Without first establishing where in the decision-making process the best interests of a child was relevant, however, it will be difficult for a tribunal to assess the rationality or materiality of what the respondent did or did not do. This is because, as noted above, the section 55 duty “cannot be interpreted to require procedural steps to be taken which have no practical bearing on the matter which arises for determination”. CAO at [89] The respondent’s decision may not have clearly identified where section 55 was treated as relevant, either because the decision did not explicitly engage with the section 55 duty at all, or because it was addressed as a freestanding requirement, without an express link being drawn to the specific issues before the decision-maker.

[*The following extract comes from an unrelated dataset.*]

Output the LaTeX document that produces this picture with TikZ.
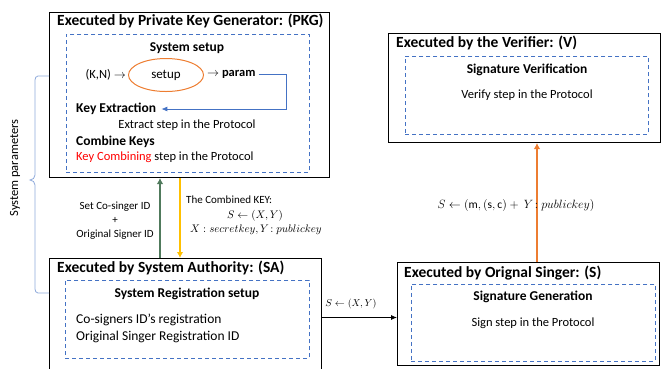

The latter is often the case, for example, in entry clearance decisions, which may contain a free-standing statement that “This decision takes into account as a primary consideration the best interests of any relevant child in line with section 55 of the Borders, Citizenship and Immigration Act 2009.”

54.

Bringing these various principles together, we consider that in a deprivation appeal affecting children, a tribunal must approach the question of the children’s best interests in the following way:

(i)

First, it must identify whether the best interests of any child were relevant to any issue in the appeal. In a deprivation decision, the section 55 duty is mainly relevant to the exercise of discretion and to the article 8 assessment. Kolicaj at [37];

(ii)

Second, it must identify which of those issues are to be determined by the tribunal according to public law principles;

(iii)

Third, it must identify all of the respondent’s reasons for her decision, whether in the initial deprivation decision or in a subsequent review or reconsideration, and take them into account where it is procedurally fair to do so;

(iv)

Fourth, with regard to those issues that are to be determined according to public law principles, it must determine whether the respondent complied with her section 55 duty;

(v)

Fifth, if she did not, it must then decide whether the error was material and requires the decision to be set aside; and

(vi)

Sixth, when deciding the issues that are for the tribunal to decide for itself, it must make its own findings about the best interests of any relevant child and take them into account as a primary consideration in accordance with established principles. Here, whether or not the respondent complied with her section 55 duty is unlikely to be relevant.